Zhejiang Panshi Information Technology, a Chinese digital content distributor based in Hangzhou, announced Wednesday that it received Rmb2.25 billion ($324 million) from its series D round of fundraising from a group of investors including South Korea’s Hana Financial Group.
The latest funding round was led by Cybernaut Investment Group, an existing investor in its previous funding round, the company said in a statement.
China Construction Bank’s trust fund also invested alongside Hana Financial, one of South Korea’s four biggest financial institutions.
Panshi said its post-deal valuation is over $1.5 billion after this round of investment, up from $490 million previously.
Despite little known among international investors, Panshi is one of China’s top three advertisement distributors alongside Alibaba and Baidu’s advertisement distribution platform. It also provides digital subscription services for films, games, videos and other online content.

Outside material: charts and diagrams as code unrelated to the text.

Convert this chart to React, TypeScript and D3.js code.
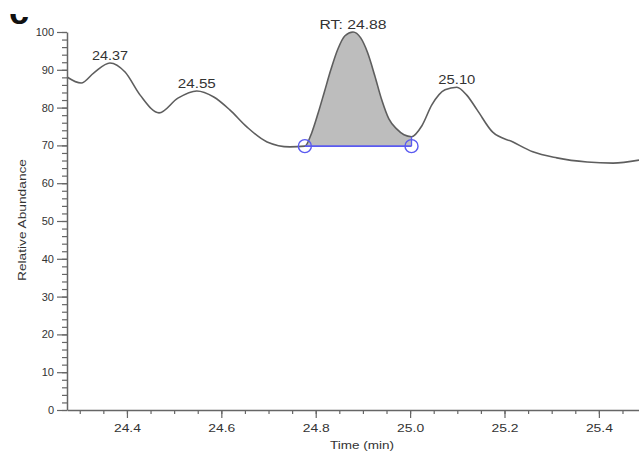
import React, { useEffect, useRef } from 'react';
import * as d3 from 'd3';

// chromatogram trace (time in min, relative abundance in %)
const times = [
  24.273, 24.303, 24.330, 24.364, 24.396, 24.428, 24.468, 24.508, 24.548, 24.584,
  24.618, 24.654, 24.697, 24.745, 24.777, 24.792, 24.805, 24.818, 24.832, 24.847,
  24.862, 24.879, 24.895, 24.910, 24.925, 24.940, 24.955, 24.972, 24.987, 25.003,
  25.025, 25.046, 25.074, 25.099, 25.120, 25.142, 25.175, 25.218, 25.260, 25.311,
  25.375, 25.430, 25.485,
];
const abundance = [
  88.1, 86.5, 89.2, 91.8, 89.4, 83.3, 78.6, 82.5, 84.4, 82.8,
  79.4, 74.9, 70.9, 69.6, 69.8, 73.5, 78.5, 84.0, 90.0, 95.5,
  99.0, 100, 98.5, 94.5, 88.5, 82.0, 77.0, 74.3, 72.8, 72.3,
  75.2, 80.7, 84.7, 85.4, 83.3, 79.4, 73.5, 70.9, 68.3, 66.7,
  65.6, 65.3, 66.1,
];

const peakTimes = [24.364, 24.548, 24.879, 25.099];
const peakLabels = ['24.37', '24.55', 'RT: 24.88', '25.10'];
const peakLabelWidths = [36, 38, 67, 37];

const xTickValues = [24.4, 24.6, 24.8, 25.0, 25.2, 25.4];
const xTickLabels = ['24.4', '24.6', '24.8', '25.0', '25.2', '25.4'];
const yTickValues = [0, 10, 20, 30, 40, 50, 60, 70, 80, 90, 100];

// integrated peak: start / end of the baseline and its level
const integrationStart = 24.777;
const integrationEnd = 25.003;
const baselineLevel = 69.8;

const W = 639;
const H = 451;

export default function App() {
  const ref = useRef<SVGSVGElement>(null);

  useEffect(() => {
    if (!ref.current) return;
    const svg = d3.select(ref.current);
    svg.selectAll('*').remove();

    const font = 'Arial, "Liberation Sans", sans-serif';
    const left = 67, right = W, top = 32, bottom = 410;

    const x = d3.scaleLinear().domain([24.273, 25.485]).range([left, right]);
    const y = d3.scaleLinear().domain([0, 100]).range([bottom, top]);

    const data = times.map((t, i) => ({ t, v: abundance[i] }));
    const defs = svg.append('defs');

    // cropped panel letter in the corner
    defs.append('clipPath').attr('id', 'letterClip')
      .append('rect').attr('x', 0).attr('y', 14).attr('width', 60).attr('height', 20);
    svg.append('text')
      .attr('clip-path', 'url(#letterClip)')
      .attr('x', 9).attr('y', 23.5)
      .attr('font-family', font).attr('font-weight', 'bold').attr('font-size', 36)
      .attr('fill', '#111')
      .text('c');

    // shaded integrated area
    defs.append('clipPath').attr('id', 'areaClip')
      .append('rect')
      .attr('x', x(integrationStart)).attr('y', 0)
      .attr('width', x(integrationEnd) - x(integrationStart)).attr('height', H);

    const area = d3.area<{ t: number; v: number }>()
      .x(d => x(d.t))
      .y0(y(baselineLevel))
      .y1(d => y(d.v))
      .curve(d3.curveMonotoneX);

    svg.append('path')
      .datum(data)
      .attr('clip-path', 'url(#areaClip)')
      .attr('fill', '#bdbdbd')
      .attr('d', area);

    // trace
    const line = d3.line<{ t: number; v: number }>()
      .x(d => x(d.t))
      .y(d => y(d.v))
      .curve(d3.curveMonotoneX);

    svg.append('path')
      .datum(data)
      .attr('fill', 'none')
      .attr('stroke', '#5e5e5e')
      .attr('stroke-width', 1.6)
      .attr('d', line);

    // baseline with end markers
    const blue = '#5a5af0';
    svg.append('line')
      .attr('x1', x(integrationStart)).attr('x2', x(integrationEnd))
      .attr('y1', y(baselineLevel)).attr('y2', y(baselineLevel))
      .attr('stroke', blue).attr('stroke-width', 1.6);

    [integrationStart, integrationEnd].forEach(t => {
      const i = times.indexOf(t);
      svg.append('line')
        .attr('x1', x(t)).attr('x2', x(t))
        .attr('y1', y(baselineLevel)).attr('y2', y(abundance[i]))
        .attr('stroke', blue).attr('stroke-width', 1.3);
      svg.append('circle')
        .attr('cx', x(t)).attr('cy', y(baselineLevel))
        .attr('r', 6.5)
        .attr('fill', 'none')
        .attr('stroke', blue).attr('stroke-width', 1.4);
    });

    // peak labels
    peakTimes.forEach((t, i) => {
      const v = abundance[times.indexOf(t)];
      svg.append('text')
        .attr('x', x(t)).attr('y', y(v) - 3)
        .attr('text-anchor', 'middle')
        .attr('font-family', font).attr('font-size', 12)
        .attr('fill', '#333')
        .attr('textLength', peakLabelWidths[i])
        .attr('lengthAdjust', 'spacingAndGlyphs')
        .text(peakLabels[i]);
    });

    const axisColor = '#666';

    // y axis: minor then major ticks
    const yMinor = svg.append('g')
      .attr('transform', `translate(${left},0)`)
      .call(d3.axisLeft(y).tickValues(d3.range(0, 101, 2)).tickSize(5).tickFormat(() => ''));
    yMinor.select('.domain').remove();
    yMinor.selectAll('line').attr('stroke', axisColor).attr('stroke-width', 1.2);

    const yAxis = svg.append('g')
      .attr('transform', `translate(${left},0)`)
      .call(d3.axisLeft(y).tickValues(yTickValues).tickSize(10).tickSizeOuter(0).tickPadding(3));
    yAxis.select('.domain').attr('stroke', axisColor).attr('stroke-width', 1.5);
    yAxis.selectAll('line').attr('stroke', axisColor).attr('stroke-width', 1.2);
    yAxis.selectAll('text')
      .attr('font-family', font).attr('font-size', 11).attr('fill', '#333');

    // x axis
    const xMinor = svg.append('g')
      .attr('transform', `translate(0,${bottom})`)
      .call(d3.axisBottom(x).tickValues(d3.range(24.3, 25.48, 0.05)).tickSize(4).tickFormat(() => ''));
    xMinor.select('.domain').remove();
    xMinor.selectAll('line').attr('stroke', axisColor).attr('stroke-width', 1.2);

    const xAxis = svg.append('g')
      .attr('transform', `translate(0,${bottom})`)
      .call(d3.axisBottom(x).tickValues(xTickValues).tickSize(8).tickSizeOuter(0).tickPadding(6)
        .tickFormat((_, i) => xTickLabels[i]));
    xAxis.select('.domain').attr('stroke', axisColor).attr('stroke-width', 1.5);
    xAxis.selectAll('line').attr('stroke', axisColor).attr('stroke-width', 1.2);
    xAxis.selectAll('text')
      .attr('font-family', font).attr('font-size', 11).attr('fill', '#333')
      .attr('textLength', 27).attr('lengthAdjust', 'spacingAndGlyphs');

    // axis titles
    svg.append('text')
      .attr('x', 362).attr('y', 449)
      .attr('text-anchor', 'middle')
      .attr('font-family', font).attr('font-size', 11).attr('fill', '#333')
      .attr('textLength', 64).attr('lengthAdjust', 'spacingAndGlyphs')
      .text('Time (min)');

    svg.append('text')
      .attr('transform', 'translate(26,220) rotate(-90)')
      .attr('text-anchor', 'middle')
      .attr('font-family', font).attr('font-size', 11).attr('fill', '#333')
      .attr('textLength', 122).attr('lengthAdjust', 'spacingAndGlyphs')
      .text('Relative Abundance');
  }, []);

  return (
    <svg
      ref={ref}
      width={W}
      height={H}
      style={{ position: 'absolute', left: 0, top: 0, background: '#fff' }}
    />
  );
}
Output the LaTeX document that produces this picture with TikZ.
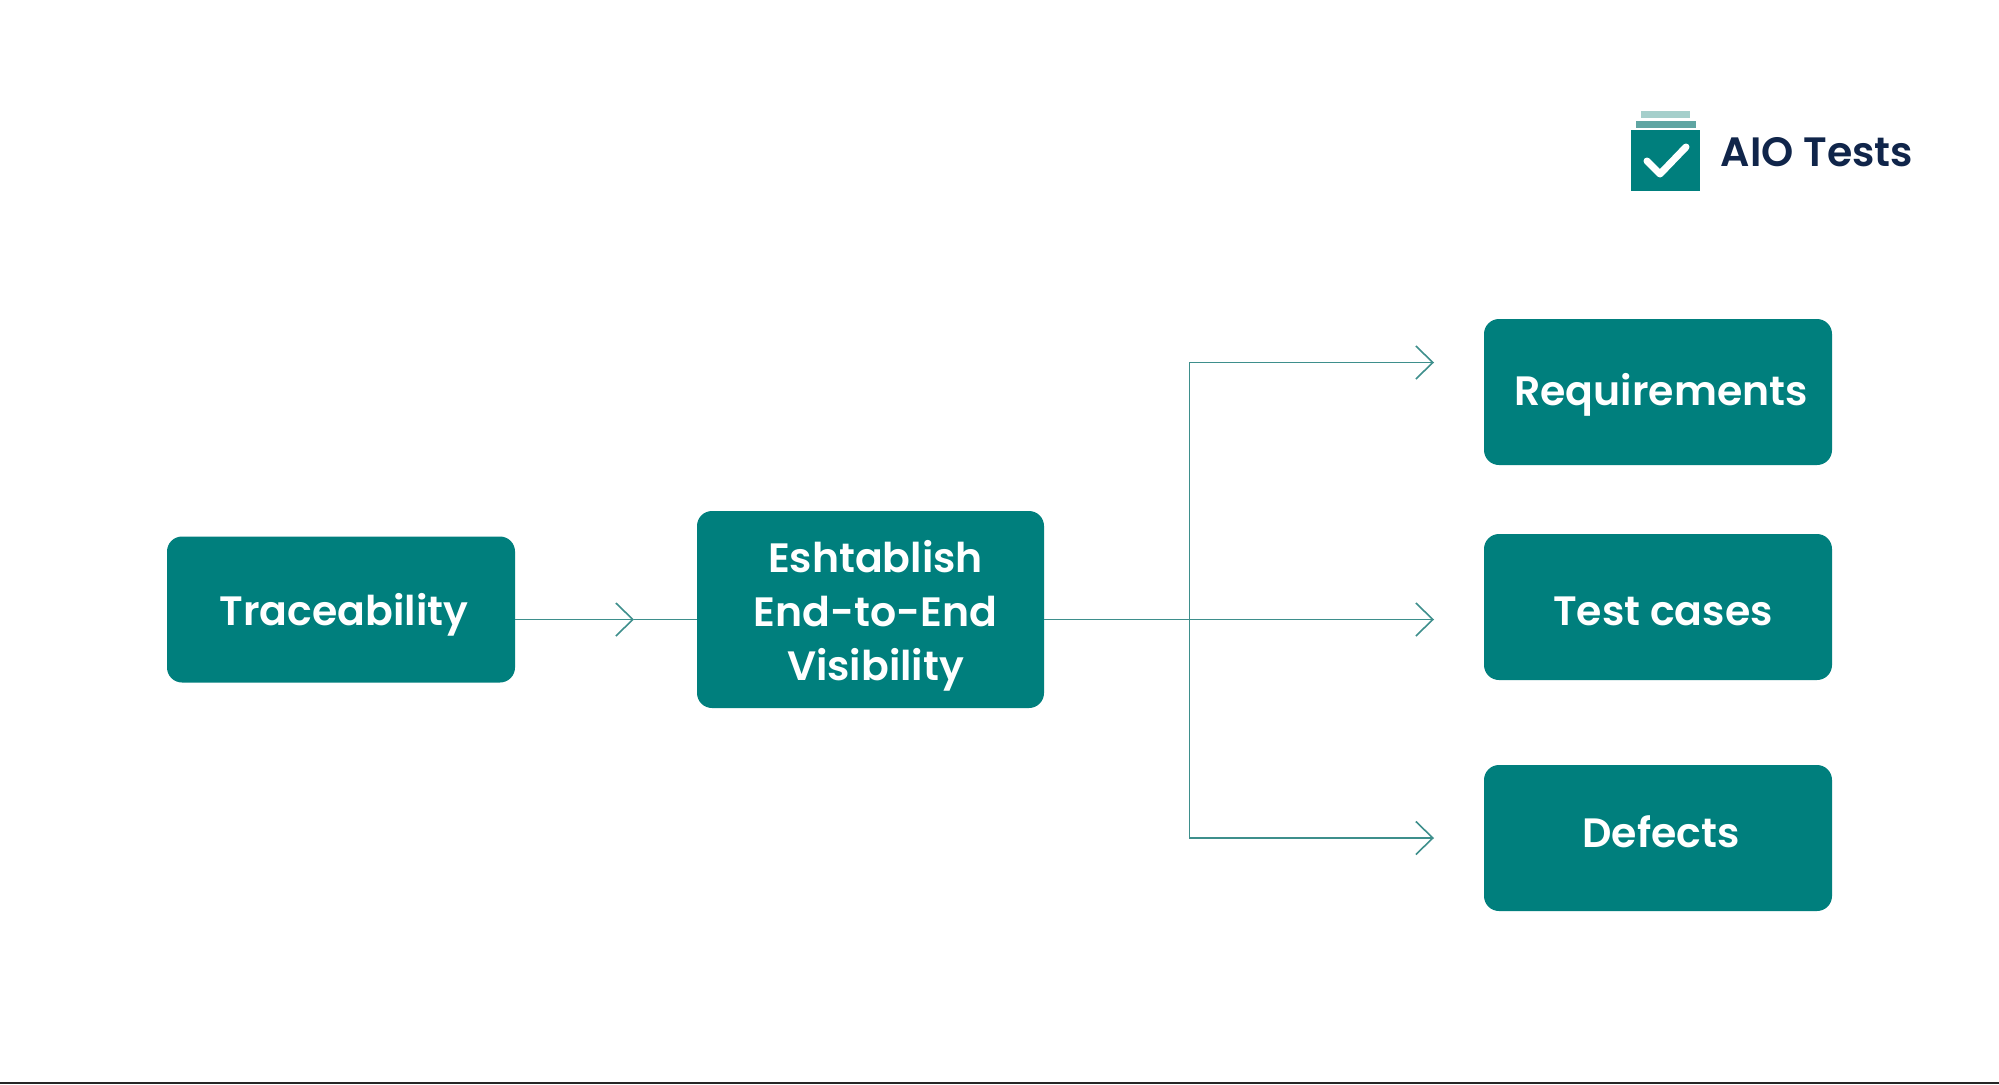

In addition to the fundraising, Panshi also announced plans to go public in Hong Kong next year and expected its net revenue to reach Rmb600 million by the end of next year.
Panshi was listed in China’s National Equities Exchange and Quotations (NEEQ) in 2015. In December 2016, Panshi announced a Series C fundraising, collecting $107 million by issuing 6.2 million shares to a group of investors.
The company delisted from NEEQ in September 2017. Net profit quadrupled in the first half last year to Rmb58 million on a year-on-year basis, a remarkable increase that company attributed to a surge in overseas advertisement distribution.
China’s Netflix
The core business of Panshi is content distribution. About 70% of its revenue comes from overseas distribution channel, especially emerging markets in Asia, Africa and Latin America.
Panshi purchases music, videos and other digital content in over 30 countries and collaborates with Facebook, Google Play and Amazon Affiliate to distribute its content overseas.
The company said it aims to increase its annual net profit to Rmb2 billion in five years and compete with Netflix as content distributor.
Hana Financial’ s commitment to the Chinese firm is very much a rare case in recent years.
South Korea’s investment into China has fallen drastically since 2016 after the two countries were embroiled in the dispute over the deployment of the THAAD anti-missile defense system in Korea. Direct Investment from South Korea reduced 19.4% last year on a year-on-year basis, according to China's Ministry of Commerce.
The largest and perhaps the only major South Korean corporate investment in China in recent years was SK Holdings’ W374 billion ($333 million) purchase of a 10% stake in ESR, a Shanghai-based warehouse operator.